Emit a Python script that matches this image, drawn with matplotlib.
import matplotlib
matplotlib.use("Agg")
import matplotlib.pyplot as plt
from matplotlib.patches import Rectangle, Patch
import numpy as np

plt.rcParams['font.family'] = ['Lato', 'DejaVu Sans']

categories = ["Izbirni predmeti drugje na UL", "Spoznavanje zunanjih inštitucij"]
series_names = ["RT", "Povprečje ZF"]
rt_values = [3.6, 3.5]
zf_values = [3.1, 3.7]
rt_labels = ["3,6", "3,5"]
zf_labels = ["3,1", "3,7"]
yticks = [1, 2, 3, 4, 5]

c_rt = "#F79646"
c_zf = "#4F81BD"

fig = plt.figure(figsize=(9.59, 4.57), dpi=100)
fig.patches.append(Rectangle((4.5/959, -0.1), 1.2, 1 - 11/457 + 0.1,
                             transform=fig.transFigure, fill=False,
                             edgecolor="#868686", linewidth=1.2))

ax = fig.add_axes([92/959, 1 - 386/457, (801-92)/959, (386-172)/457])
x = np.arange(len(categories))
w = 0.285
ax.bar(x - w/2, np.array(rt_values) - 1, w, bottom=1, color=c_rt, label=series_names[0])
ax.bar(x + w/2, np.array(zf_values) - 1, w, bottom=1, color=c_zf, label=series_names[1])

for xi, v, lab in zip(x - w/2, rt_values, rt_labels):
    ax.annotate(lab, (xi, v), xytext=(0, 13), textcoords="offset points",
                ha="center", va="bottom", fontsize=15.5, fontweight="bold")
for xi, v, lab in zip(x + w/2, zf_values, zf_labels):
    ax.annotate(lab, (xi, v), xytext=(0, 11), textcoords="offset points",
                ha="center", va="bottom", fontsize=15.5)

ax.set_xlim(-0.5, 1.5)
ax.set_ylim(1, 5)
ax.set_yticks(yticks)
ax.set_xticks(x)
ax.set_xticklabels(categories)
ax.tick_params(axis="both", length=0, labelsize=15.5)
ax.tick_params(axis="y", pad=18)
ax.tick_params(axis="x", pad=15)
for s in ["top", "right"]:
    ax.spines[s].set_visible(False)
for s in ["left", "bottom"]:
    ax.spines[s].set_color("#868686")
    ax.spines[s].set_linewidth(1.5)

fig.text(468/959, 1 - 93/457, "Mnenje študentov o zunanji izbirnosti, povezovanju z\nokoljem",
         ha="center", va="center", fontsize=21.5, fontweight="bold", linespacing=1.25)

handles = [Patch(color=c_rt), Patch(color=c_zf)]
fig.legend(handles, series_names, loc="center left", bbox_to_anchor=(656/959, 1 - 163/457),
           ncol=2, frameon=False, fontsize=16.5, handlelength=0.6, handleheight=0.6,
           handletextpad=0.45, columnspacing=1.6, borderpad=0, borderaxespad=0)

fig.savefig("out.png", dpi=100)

■ WORK TO BE COMPLETED
Give back exactly the material above from its opening line to the line bearing "import numpy as np".

■ PROBLEM SOLUTION
Emit a Python script that matches this image, drawn with matplotlib.
import matplotlib
matplotlib.use("Agg")
import matplotlib.pyplot as plt
from matplotlib.patches import Rectangle, Patch
import numpy as np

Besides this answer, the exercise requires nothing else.